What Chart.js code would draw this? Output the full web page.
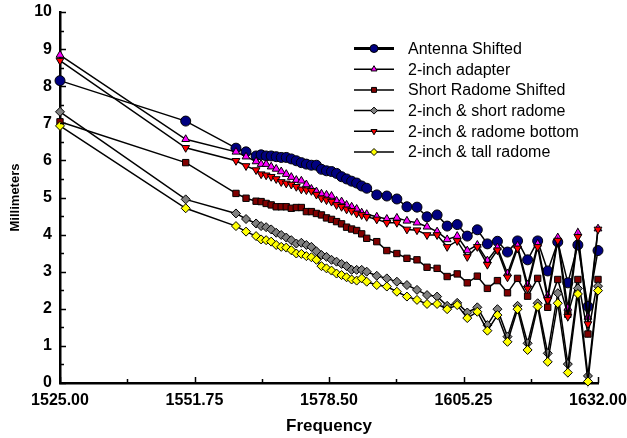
<!DOCTYPE html>
<html>
<head>
<meta charset="utf-8">
<script src="https://cdn.jsdelivr.net/npm/chart.js"></script>
<style>
  body { margin: 0; background: #fff; }
  #wrap { width: 627px; height: 438px; }
</style>
</head>
<body>
<div id="wrap"><canvas id="freqChart" width="627" height="438"></canvas></div>
<script>
// frequencies of the measured points
const frecuencias = [1525, 1550, 1560, 1562,
    1564, 1565, 1566, 1567, 1568, 1569, 1570, 1571, 1572, 1573, 1574, 1575,
    1576, 1577, 1578, 1579, 1580, 1581, 1582, 1583, 1584, 1585, 1586,
    1588, 1590, 1592, 1594, 1596, 1598, 1600, 1602, 1604, 1606, 1608, 1610,
    1612, 1614, 1616, 1618, 1620, 1622, 1624, 1626, 1628, 1630, 1632];

const antennaShifted = [8.15, 7.06, 6.33, 6.23,
    6.12, 6.15, 6.12, 6.12, 6.10, 6.08, 6.08, 6.04, 5.99, 5.94, 5.90, 5.87,
    5.87, 5.76, 5.72, 5.70, 5.65, 5.56, 5.50, 5.44, 5.39, 5.31, 5.25,
    5.07, 5.04, 4.96, 4.75, 4.74, 4.48, 4.53, 4.23, 4.27, 3.96, 4.13, 3.75,
    3.82, 3.53, 3.83, 3.32, 3.83, 3.02, 3.80, 2.70, 3.72, 2.06, 3.57];

const adapter2inch = [8.84, 6.57, 6.23, 6.10,
    5.97, 5.90, 5.90, 5.83, 5.77, 5.70, 5.63, 5.55, 5.47, 5.45, 5.35, 5.23,
    5.16, 5.10, 5.07, 5.04, 4.91, 4.89, 4.80, 4.75, 4.69, 4.59, 4.55,
    4.48, 4.42, 4.45, 4.37, 4.32, 4.21, 4.08, 3.87, 3.96, 3.57, 3.72, 3.30,
    3.65, 2.95, 3.70, 2.65, 3.75, 2.35, 3.92, 2.02, 4.05, 1.78, 4.16];

const shortRadomeShifted = [7.04, 5.94, 5.11, 4.98,
    4.90, 4.89, 4.84, 4.80, 4.75, 4.75, 4.75, 4.71, 4.73, 4.73, 4.62, 4.62,
    4.57, 4.53, 4.45, 4.41, 4.35, 4.29, 4.20, 4.15, 4.11, 4.02, 3.90,
    3.81, 3.57, 3.49, 3.36, 3.32, 3.12, 3.09, 2.87, 2.94, 2.70, 2.88, 2.55,
    2.76, 2.43, 2.82, 2.34, 2.82, 2.04, 2.79, 1.85, 2.79, 1.32, 2.79];

const shortRadome2inch = [7.31, 4.95, 4.57, 4.42,
    4.30, 4.23, 4.20, 4.14, 4.05, 3.99, 3.92, 3.85, 3.76, 3.78, 3.72, 3.67,
    3.55, 3.45, 3.40, 3.32, 3.27, 3.21, 3.15, 3.05, 3.05, 3.05, 3.00,
    2.89, 2.82, 2.73, 2.64, 2.51, 2.37, 2.33, 2.08, 2.16, 1.90, 2.04, 1.56,
    1.99, 1.25, 2.08, 1.07, 2.15, 0.80, 2.42, 0.51, 2.55, 0.19, 2.61];

const radomeBottom2inch = [8.69, 6.34, 5.99, 5.85,
    5.74, 5.63, 5.60, 5.56, 5.50, 5.42, 5.38, 5.35, 5.29, 5.22, 5.20, 5.18,
    5.08, 4.98, 4.93, 4.89, 4.80, 4.75, 4.68, 4.64, 4.57, 4.53, 4.48,
    4.41, 4.32, 4.32, 4.14, 4.12, 3.99, 3.99, 3.67, 3.83, 3.40, 3.67, 3.19,
    3.58, 2.85, 3.63, 2.55, 3.67, 2.24, 3.84, 1.79, 3.94, 1.59, 4.14];

const tallRadome2inch = [6.93, 4.71, 4.23, 4.08,
    3.96, 3.87, 3.85, 3.81, 3.72, 3.67, 3.65, 3.58, 3.49, 3.48, 3.42, 3.39,
    3.32, 3.15, 3.09, 3.03, 2.95, 2.91, 2.85, 2.79, 2.76, 2.82, 2.73,
    2.64, 2.60, 2.46, 2.33, 2.24, 2.13, 2.13, 1.99, 2.10, 1.75, 1.92, 1.41,
    1.83, 1.11, 1.99, 0.89, 2.06, 0.57, 2.15, 0.28, 2.40, 0.04, 2.49];

const seriesNames = ["Antenna Shifted", "2-inch adapter", "Short Radome Shifted",
    "2-inch & short radome", "2-inch & radome bottom", "2-inch & tall radome"];

const xTicks = [1525.00, 1551.75, 1578.50, 1605.25, 1632.00];

const FONT = "'Liberation Sans', Arial, Helvetica, sans-serif";

function toPoints(valores) {
    return frecuencias.map((f, i) => ({ x: f, y: valores[i] }));
}

function makeDataset(label, valores, color, estilo, rotacion, radio, orden) {
    return {
        label: label,
        data: toPoints(valores),
        borderColor: '#000',
        borderWidth: 1.5,
        pointBackgroundColor: color,
        pointBorderColor: '#000',
        pointBorderWidth: 1,
        pointStyle: estilo,
        pointRotation: rotacion,
        pointRadius: radio,
        tension: 0,
        clip: false,
        order: orden
    };
}

// inward tick marks, like the original plot
const inwardTicks = {
    id: 'inwardTicks',
    afterDatasetsDraw(chart) {
        const ctx = chart.ctx;
        const xs = chart.scales.x, ys = chart.scales.y;
        const area = chart.chartArea;
        ctx.save();
        ctx.strokeStyle = '#000';
        ctx.lineWidth = 1.5;
        ctx.beginPath();
        for (let v = 0; v <= 10; v += 0.5) {
            const py = Math.round(ys.getPixelForValue(v)) + 0.5;
            const len = (v % 1 === 0) ? 6 : 4;
            ctx.moveTo(area.left, py);
            ctx.lineTo(area.left + len, py);
        }
        for (let i = 0; i < xTicks.length; i++) {
            let px = Math.round(xs.getPixelForValue(xTicks[i])) + 0.5;
            ctx.moveTo(px, area.bottom);
            ctx.lineTo(px, area.bottom - 6);
            if (i < xTicks.length - 1) {
                px = Math.round(xs.getPixelForValue((xTicks[i] + xTicks[i + 1]) / 2)) + 0.5;
                ctx.moveTo(px, area.bottom);
                ctx.lineTo(px, area.bottom - 4);
            }
        }
        ctx.stroke();
        ctx.restore();
    }
};

// legend drawn inside the plot area, top right
const innerLegend = {
    id: 'innerLegend',
    afterDraw(chart) {
        const ctx = chart.ctx;
        const x0 = 354, x1 = 394, xText = 408;
        ctx.save();
        chart.data.datasets.forEach((ds, i) => {
            const y = 48.5 + i * 20.7;
            ctx.strokeStyle = '#000';
            ctx.lineWidth = i === 0 ? 3 : 1.5;
            ctx.beginPath();
            ctx.moveTo(x0, y);
            ctx.lineTo(x1, y);
            ctx.stroke();
            ctx.fillStyle = ds.pointBackgroundColor;
            ctx.strokeStyle = '#000';
            ctx.lineWidth = 1;
            if (Chart.helpers && Chart.helpers.drawPoint) {
                Chart.helpers.drawPoint(ctx, {
                    pointStyle: ds.pointStyle,
                    rotation: ds.pointRotation,
                    radius: ds.pointRadius - 1,
                    borderWidth: 1
                }, (x0 + x1) / 2, y);
            } else {
                ctx.beginPath();
                ctx.arc((x0 + x1) / 2, y, 3, 0, Math.PI * 2);
                ctx.fill();
                ctx.stroke();
            }
            ctx.fillStyle = '#000';
            ctx.font = "16px " + FONT;
            ctx.textBaseline = 'middle';
            ctx.textAlign = 'left';
            ctx.fillText(ds.label, xText, y + 1);
        });
        ctx.restore();
    }
};

function dibujarGrafico() {
    var ctx = document.getElementById('freqChart').getContext('2d');
    var chart = new Chart(ctx, {
        type: 'line',
        data: {
            datasets: [
                makeDataset(seriesNames[0], antennaShifted, '#000080', 'circle', 0, 5, 6),
                makeDataset(seriesNames[1], adapter2inch, '#ff00ff', 'triangle', 0, 4.5, 5),
                makeDataset(seriesNames[2], shortRadomeShifted, '#800000', 'rect', 0, 4.5, 4),
                makeDataset(seriesNames[3], shortRadome2inch, '#808080', 'rectRot', 0, 4.5, 3),
                makeDataset(seriesNames[4], radomeBottom2inch, '#ff0000', 'triangle', 180, 4.5, 2),
                makeDataset(seriesNames[5], tallRadome2inch, '#ffff00', 'rectRot', 0, 4.5, 1)
            ]
        },
        options: {
            responsive: false,
            animation: false,
            devicePixelRatio: 1,
            layout: { padding: { left: 0, top: 12, right: 29, bottom: 0 } },
            plugins: {
                legend: { display: false },
                tooltip: { enabled: false }
            },
            scales: {
                x: {
                    type: 'linear',
                    min: 1525,
                    max: 1632,
                    afterBuildTicks: s => { s.ticks = xTicks.map(v => ({ value: v })); },
                    afterFit: s => { s.height = 55; s.paddingLeft = 0; s.paddingRight = 0; },
                    grid: { display: false, drawTicks: false },
                    border: { display: true, color: '#000', width: 2.5 },
                    ticks: {
                        color: '#000',
                        padding: 8,
                        maxRotation: 0,
                        font: { family: FONT, size: 16, weight: 'bold' },
                        callback: v => Number(v).toFixed(2)
                    },
                    title: {
                        display: true,
                        text: 'Frequency',
                        color: '#000',
                        padding: { top: 0, bottom: 1 },
                        font: { family: FONT, size: 17, weight: 'bold' }
                    }
                },
                y: {
                    min: 0,
                    max: 10,
                    afterFit: s => { s.width = 60; s.paddingTop = 0; s.paddingBottom = 0; },
                    grid: { display: false, drawTicks: false },
                    border: { display: true, color: '#000', width: 2.5 },
                    ticks: {
                        stepSize: 1,
                        color: '#000',
                        padding: 8,
                        font: { family: FONT, size: 16, weight: 'bold' }
                    },
                    title: {
                        display: true,
                        text: 'Millimeters',
                        color: '#000',
                        padding: { top: 8, bottom: 0 },
                        font: { family: FONT, size: 13, weight: 'bold' }
                    }
                }
            }
        },
        plugins: [inwardTicks, innerLegend]
    });
}

dibujarGrafico();
</script>
</body>
</html>
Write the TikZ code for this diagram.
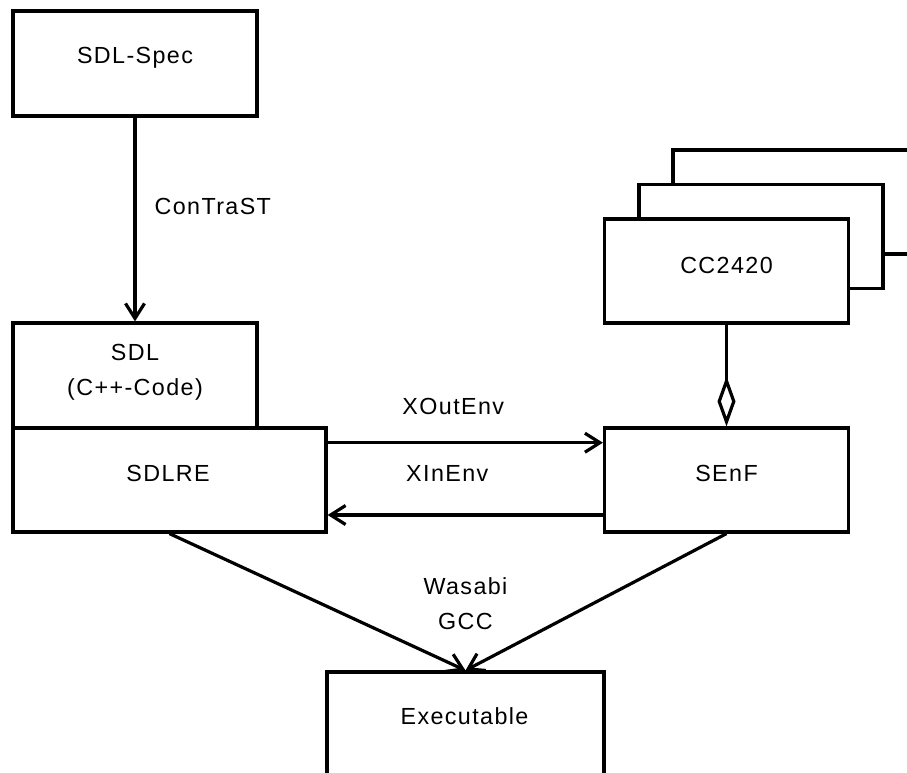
\documentclass[tikz,border=0pt]{standalone}
\usepackage{fontspec}
\setmainfont[LetterSpace=6]{Liberation Sans}
\usetikzlibrary{arrows.meta}
\begin{document}
\begin{tikzpicture}[x=1pt,y=-1pt,
  box/.style={draw, line width=3.2pt, fill=white, rectangle, inner sep=0pt},
  txt/.style={font=\fontsize{23.3}{35}\selectfont, inner sep=0pt},
  arr/.style={line width=3.2pt, -{Straight Barb[length=15pt,width=19pt,line width=3.2pt]}},
  agg/.style={line width=3.2pt, -{Diamond[open,length=50pt,width=18pt,line width=3.2pt]}}]
\clip (0,0) rectangle (907,773);
% boxes
\node[box, minimum width=244pt, minimum height=105pt] (spec) at (135,63.5) {};
\node[box, minimum width=244pt, minimum height=105pt] (sdl) at (135,375.5) {};
\node[box, minimum width=313pt, minimum height=104pt] (sdlre) at (169.5,480) {};
\node[box, minimum width=244pt, minimum height=104pt] (senf) at (726.5,480) {};
\node[box, minimum width=244pt, minimum height=104pt] (cc3) at (795,202) {};
\node[box, minimum width=244pt, minimum height=104pt] (cc2) at (761,236.5) {};
\node[box, minimum width=244pt, minimum height=104pt] (cc) at (726.5,271) {};
\node[box, minimum width=277pt, minimum height=104pt] (exe) at (465.5,724) {};
% texts
\node[txt, anchor=base] (spect) at ([yshift=-0.5pt]spec.center) {SDL-Spec};
\node[txt, align=center] (sdlt) at ([yshift=3.5pt]sdl.center) {SDL\\(C++-Code)};
\node[txt, anchor=base] (sdlret) at ([xshift=-1.5pt,yshift=-1.4pt]sdlre.center) {SDLRE};
\node[txt, anchor=base] (senft) at ([yshift=-1.4pt]senf.center) {SEnF};
\node[txt, anchor=base] (cct) at ([yshift=-2pt]cc.center) {CC2420};
\node[txt, anchor=base] (exet) at ([xshift=-1pt,yshift=-0.5pt]exe.center) {Executable};
\node[txt, align=center] (comp) at ([yshift=67pt]exe.north) {Wasabi\\GCC};
% connectors
\draw[arr] (spec) -- node[txt, anchor=base west, xshift=18pt, yshift=5pt] (contrast) {ConTraST} (sdl);
\draw[arr] ([yshift=37.3pt]sdlre.east) -- node[txt, anchor=base, xshift=-12pt, yshift=28.6pt] (xout) {XOutEnv} ([yshift=37.3pt]senf.west);
\draw[arr] ([yshift=-35pt]senf.west) -- node[txt, anchor=base, xshift=-18pt, yshift=33.6pt] (xin) {XInEnv} ([yshift=-35pt]sdlre.east);
\draw[agg] (cc) -- (senf);
\draw[arr] (sdlre.south) -- (exe.north);
\draw[arr] (senf.south) -- (exe.north);
\end{tikzpicture}
\end{document}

:::::

Begin with the first line of the entries above and write out each line exactly, ending with the line containing "2.55, 0.19, 2.61];". Leave out pictures.

What Chart.js code would draw this? Output the full web page.
<!DOCTYPE html>
<html>
<head>
<meta charset="utf-8">
<script src="https://cdn.jsdelivr.net/npm/chart.js"></script>
<style>
  body { margin: 0; background: #fff; }
  #wrap { width: 627px; height: 438px; }
</style>
</head>
<body>
<div id="wrap"><canvas id="freqChart" width="627" height="438"></canvas></div>
<script>
// frequencies of the measured points
const frecuencias = [1525, 1550, 1560, 1562,
    1564, 1565, 1566, 1567, 1568, 1569, 1570, 1571, 1572, 1573, 1574, 1575,
    1576, 1577, 1578, 1579, 1580, 1581, 1582, 1583, 1584, 1585, 1586,
    1588, 1590, 1592, 1594, 1596, 1598, 1600, 1602, 1604, 1606, 1608, 1610,
    1612, 1614, 1616, 1618, 1620, 1622, 1624, 1626, 1628, 1630, 1632];

const antennaShifted = [8.15, 7.06, 6.33, 6.23,
    6.12, 6.15, 6.12, 6.12, 6.10, 6.08, 6.08, 6.04, 5.99, 5.94, 5.90, 5.87,
    5.87, 5.76, 5.72, 5.70, 5.65, 5.56, 5.50, 5.44, 5.39, 5.31, 5.25,
    5.07, 5.04, 4.96, 4.75, 4.74, 4.48, 4.53, 4.23, 4.27, 3.96, 4.13, 3.75,
    3.82, 3.53, 3.83, 3.32, 3.83, 3.02, 3.80, 2.70, 3.72, 2.06, 3.57];

const adapter2inch = [8.84, 6.57, 6.23, 6.10,
    5.97, 5.90, 5.90, 5.83, 5.77, 5.70, 5.63, 5.55, 5.47, 5.45, 5.35, 5.23,
    5.16, 5.10, 5.07, 5.04, 4.91, 4.89, 4.80, 4.75, 4.69, 4.59, 4.55,
    4.48, 4.42, 4.45, 4.37, 4.32, 4.21, 4.08, 3.87, 3.96, 3.57, 3.72, 3.30,
    3.65, 2.95, 3.70, 2.65, 3.75, 2.35, 3.92, 2.02, 4.05, 1.78, 4.16];

const shortRadomeShifted = [7.04, 5.94, 5.11, 4.98,
    4.90, 4.89, 4.84, 4.80, 4.75, 4.75, 4.75, 4.71, 4.73, 4.73, 4.62, 4.62,
    4.57, 4.53, 4.45, 4.41, 4.35, 4.29, 4.20, 4.15, 4.11, 4.02, 3.90,
    3.81, 3.57, 3.49, 3.36, 3.32, 3.12, 3.09, 2.87, 2.94, 2.70, 2.88, 2.55,
    2.76, 2.43, 2.82, 2.34, 2.82, 2.04, 2.79, 1.85, 2.79, 1.32, 2.79];

const shortRadome2inch = [7.31, 4.95, 4.57, 4.42,
    4.30, 4.23, 4.20, 4.14, 4.05, 3.99, 3.92, 3.85, 3.76, 3.78, 3.72, 3.67,
    3.55, 3.45, 3.40, 3.32, 3.27, 3.21, 3.15, 3.05, 3.05, 3.05, 3.00,
    2.89, 2.82, 2.73, 2.64, 2.51, 2.37, 2.33, 2.08, 2.16, 1.90, 2.04, 1.56,
    1.99, 1.25, 2.08, 1.07, 2.15, 0.80, 2.42, 0.51, 2.55, 0.19, 2.61];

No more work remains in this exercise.